What books influenced you most when you were growing up?

 

Photo of Stefan Kiesbye

Stefan Kiesbye

Crime novels. I grew up in a small town in northern Germany, but what fascinated me most were the hard-boiled detective novels by Dashiell Hammett, Raymond Chandler and Ross McDonald.

What was your first job when you graduated from college?

Cleaning houses and stapling barcodes to road-race numbers that runners wear pinned to their shirts..

Do you do other types of writing - for example, educational, nonfiction, magazine work?

I've tried my hand at any kind of writing – from poetry to magazine writing and fictional non-fiction (a hybrid that is, I believe, gaining momentum. Fictional essays capture a sense of authenticity while at the same time whisking you away to an alternate universe).

Do you write every day and do you have set hours that you work?

I tell my students to have a set routine, no matter what that looks like. Even the 'wildest' writers were very disciplined workers.

What other jobs you had before you became a writer/illustrator?

I worked as an ice-cream vendor, coffee-shop reader, actor and radio show host. I also organized road races for runners.

Did you write stories when you were growing up? at school? Or at home as a hobby? As a young child, or as a teenager, or both?

I wrote my first 'book' when I was three. It consisted of four words and was about three tiny pages long. But I thought it was all there. I felt accomplished.

Was your first book accepted immediately? or did you experience a number of rejections?
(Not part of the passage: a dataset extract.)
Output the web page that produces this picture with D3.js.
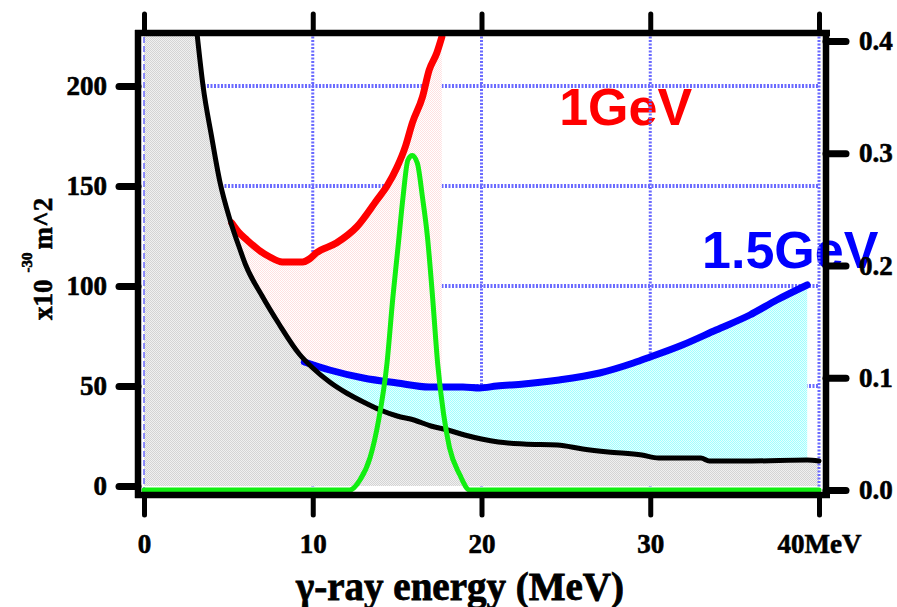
<!DOCTYPE html>
<html>
<head>
<meta charset="utf-8">
<script src="https://cdn.jsdelivr.net/npm/d3@7"></script>
<style>
body { margin: 0; background: #fff; }
</style>
</head>
<body>
<div id="chart"></div>
<script>
/** Values */
// black curve (left axis), background
var bgEnergy = [3.14, 3.5, 4.0, 4.5, 5.1, 5.7, 6.0, 7.0, 8.0, 9.2, 10, 11, 12, 13, 14, 15, 16, 17, 18, 19, 20, 21, 22.5, 24.5, 26, 27.5, 29.5, 30.5, 33, 33.5, 36, 39.3, 40];
var bgValue = [226.5, 200, 175, 152, 133, 118, 111, 95, 81, 66, 59, 52, 46.5, 42, 38, 35, 33, 30, 28, 25.5, 23.5, 22, 21, 20.5, 18.5, 17, 15.5, 14, 14, 12.5, 12.5, 13, 12.5];

// red curve, 1 GeV
var e1Energy = [5.2, 5.6, 6.1, 6.8, 7.46, 8.2, 9.4, 9.8, 10.2, 11.4, 12.6, 13.8, 14.4, 15.0, 15.5, 15.9, 16.5, 16.9, 17.35, 17.65];
var e1Value = [131.5, 127, 123, 118, 114.5, 112, 112, 113.5, 116.5, 121.5, 129.5, 143, 150, 159.5, 170, 181.5, 194.5, 208, 216.5, 224.5];

// blue curve, 1.5 GeV
var e15Energy = [9.5, 11.0, 13.0, 15.0, 16.9, 18.9, 19.9, 20.9, 22.5, 24.6, 27.0, 29.0, 30.0, 31.9, 33.9, 35.9, 37.5, 39.3];
var e15Value = [62, 58, 54, 51.5, 49.5, 49.5, 49, 50, 51, 53, 56.5, 61.5, 64.5, 70.5, 78, 85.5, 93, 100.5];

// green peak (right axis)
var peakEnergy = [0, 12.2, 12.8, 13.4, 13.9, 14.4, 14.75, 15.05, 15.35, 15.64, 15.9, 16.2, 16.5, 16.8, 17.1, 17.4, 17.75, 18.1, 18.7, 19.3, 40];
var peakValue = [0, 0, 0.009, 0.029, 0.062, 0.113, 0.172, 0.216, 0.261, 0.294, 0.298, 0.291, 0.261, 0.225, 0.172, 0.113, 0.068, 0.038, 0.014, 0, 0];

var xTicks = [0, 10, 20, 30, 40];
var yTicks = [0, 50, 100, 150, 200];
var y2Ticks = [0, 0.1, 0.2, 0.3, 0.4];
var gridX = [10, 20, 30];
var gridY = [50, 100, 150, 200];

var labels = [
    { text: "1GeV", color: "#ff0000", energy: 24.6, value: 180.5 },
    { text: "1.5GeV", color: "#0000ff", energy: 33.07, value: 109 }
];

function zip(xs, ys) {
    return xs.map(function (d, i) { return { e: d, v: ys[i] }; });
}

/** SVG */
var width = 897,
    height = 607;

var svg = d3.select("#chart")
    .append("svg")
    .attr("width", width)
    .attr("height", height);

var serif = "'Liberation Serif', 'Times New Roman', serif";
var sans = "'Liberation Sans', Arial, sans-serif";

var x = d3.scaleLinear().domain([0, 40]).range([144, 819]);
var y = d3.scaleLinear().domain([0, 226.5]).range([486, 33]);
var y2 = d3.scaleLinear().domain([0, 0.4]).range([490, 41]);

// stippled fills
var defs = svg.append("defs");
function stipple(id, a, b) {
    var p = defs.append("pattern")
        .attr("id", id)
        .attr("patternUnits", "userSpaceOnUse")
        .attr("width", 2)
        .attr("height", 2);
    p.append("rect").attr("width", 2).attr("height", 2).attr("fill", b);
    p.append("rect").attr("width", 1).attr("height", 1).attr("fill", a);
    p.append("rect").attr("x", 1).attr("y", 1).attr("width", 1).attr("height", 1).attr("fill", a);
}
stipple("grayFill", "#d4d4d4", "#f0f0f0");
stipple("pinkFill", "#ffe0e0", "#ffffff");
stipple("cyanFill", "#a0ffff", "#e6ffff");

// energy labels (under the grid)
svg.selectAll("text.energy")
    .data(labels)
    .enter()
    .append("text")
    .attr("class", "energy")
    .attr("x", function (d) { return x(d.energy); })
    .attr("y", function (d) { return y(d.value); })
    .attr("fill", function (d) { return d.color; })
    .attr("font-family", sans)
    .attr("font-weight", "bold")
    .attr("font-size", 52)
    .text(function (d) { return d.text; });

// grid
var gridColor = "#6a6aff";
svg.selectAll("line.gridy")
    .data(gridY)
    .enter()
    .append("line")
    .attr("x1", x(0))
    .attr("x2", x(40))
    .attr("y1", function (d) { return y(d); })
    .attr("y2", function (d) { return y(d); })
    .attr("stroke", gridColor)
    .attr("stroke-width", 4)
    .attr("stroke-dasharray", "2,1.5");

svg.selectAll("line.gridx")
    .data(gridX)
    .enter()
    .append("line")
    .attr("x1", function (d) { return x(d); })
    .attr("x2", function (d) { return x(d); })
    .attr("y1", y.range()[1])
    .attr("y2", y2(0))
    .attr("stroke", gridColor)
    .attr("stroke-width", 3)
    .attr("stroke-dasharray", "2,1.5");

// fills
var area = d3.area()
    .curve(d3.curveMonotoneX)
    .x(function (d) { return x(d.e); })
    .y0(y(0))
    .y1(function (d) { return y(d.v); });

svg.append("path")
    .datum(zip(e1Energy, e1Value))
    .attr("d", area)
    .attr("fill", "url(#pinkFill)");

svg.append("path")
    .datum(zip(e15Energy, e15Value))
    .attr("d", area)
    .attr("fill", "url(#cyanFill)");

svg.append("path")
    .datum([{ e: 0, v: y.domain()[1] }].concat(zip(bgEnergy, bgValue)))
    .attr("d", area)
    .attr("fill", "url(#grayFill)");

// border grid lines at 0 and 40
svg.append("line")
    .attr("x1", x(0)).attr("x2", x(0))
    .attr("y1", y.range()[1] + 4).attr("y2", y2(0))
    .attr("stroke", gridColor)
    .attr("stroke-width", 1.5)
    .attr("stroke-dasharray", "6,3");

svg.append("line")
    .attr("x1", x(40)).attr("x2", x(40))
    .attr("y1", y.range()[1]).attr("y2", y2(0))
    .attr("stroke", gridColor)
    .attr("stroke-width", 3)
    .attr("stroke-dasharray", "2,1.5");

// curves
var line = d3.line()
    .curve(d3.curveMonotoneX)
    .x(function (d) { return x(d.e); })
    .y(function (d) { return y(d.v); });

var line2 = d3.line()
    .curve(d3.curveMonotoneX)
    .x(function (d) { return x(d.e); })
    .y(function (d) { return y2(d.v); });

function curve(data, gen, color, w) {
    svg.append("path")
        .datum(data)
        .attr("d", gen)
        .attr("fill", "none")
        .attr("stroke", color)
        .attr("stroke-width", w)
        .attr("stroke-linejoin", "round")
        .attr("stroke-linecap", "round");
}
curve(zip(e1Energy, e1Value), line, "#ff0000", 7);
curve(zip(e15Energy, e15Value), line, "#0000ff", 7);
curve(zip(bgEnergy, bgValue), line, "#000000", 5);
curve(zip(peakEnergy, peakValue), line2, "#11ee11", 5);

// frame
var frame = [
    [138, 30, 138, 498],
    [135, 33, 830, 33],
    [135, 495, 830, 495],
    [826, 30, 826, 498]
];
svg.selectAll("line.frame")
    .data(frame)
    .enter()
    .append("line")
    .attr("x1", function (d) { return d[0]; })
    .attr("y1", function (d) { return d[1]; })
    .attr("x2", function (d) { return d[2]; })
    .attr("y2", function (d) { return d[3]; })
    .attr("stroke", "#000")
    .attr("stroke-width", 6.5);

// axes
function styleAxis(g, w) {
    g.select(".domain").remove();
    g.selectAll(".tick line")
        .attr("stroke", "#000")
        .attr("stroke-width", w)
        .attr("stroke-linecap", "round");
    g.selectAll(".tick text")
        .attr("fill", "#000")
        .attr("stroke", "#000")
        .attr("stroke-width", 0.6)
        .attr("font-family", serif)
        .attr("font-weight", "bold")
        .attr("font-size", 27);
}

svg.append("g")
    .attr("transform", "translate(138,0)")
    .call(d3.axisLeft(y).tickValues(yTicks).tickSize(19).tickPadding(12))
    .call(styleAxis, 7);

svg.append("g")
    .attr("transform", "translate(826,0)")
    .call(d3.axisRight(y2).tickValues(y2Ticks).tickSize(20).tickPadding(13).tickFormat(d3.format(".1f")))
    .call(styleAxis, 7);

svg.append("g")
    .attr("transform", "translate(0,495)")
    .call(d3.axisBottom(x).tickValues(xTicks).tickSize(20).tickPadding(19)
        .tickFormat(function (d) { return d === 40 ? "40MeV" : d; }))
    .call(styleAxis, 5);

svg.append("g")
    .attr("transform", "translate(0,33)")
    .call(d3.axisTop(x).tickValues(xTicks).tickSize(19).tickFormat(""))
    .call(styleAxis, 5);

// axis titles
svg.append("text")
    .attr("x", 460)
    .attr("y", 600)
    .attr("text-anchor", "middle")
    .attr("font-family", serif)
    .attr("font-weight", "bold")
    .attr("font-size", 39)
    .attr("stroke", "#000")
    .attr("stroke-width", 0.8)
    .text("γ-ray energy (MeV)");

var ylab = svg.append("text")
    .attr("transform", "translate(52,320) rotate(-90)")
    .attr("font-family", serif)
    .attr("font-weight", "bold")
    .attr("font-size", 27)
    .attr("stroke", "#000")
    .attr("stroke-width", 0.6);
ylab.append("tspan").text("x10");
ylab.append("tspan").attr("dx", 7).attr("dy", -20).attr("font-size", 15).text("-30");
ylab.append("tspan").attr("dx", 3).attr("dy", 20).text("m^2");
</script>
</body>
</html>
The novelist Sue Miller once said that it takes 10 years of serious writing before you can get a book published. In my experience, that is about right. Rejections are just par for the course.

While some of my non-fiction titles will come out this fall and coming spring, my next novel will be published in October 2012 by Viking/Penguin. It's called YOUR HOUSE IS ON FIRE, YOUR CHILDREN ALL GONE, and is a very dark tale, set in a small village in Germany's Devil's Moor.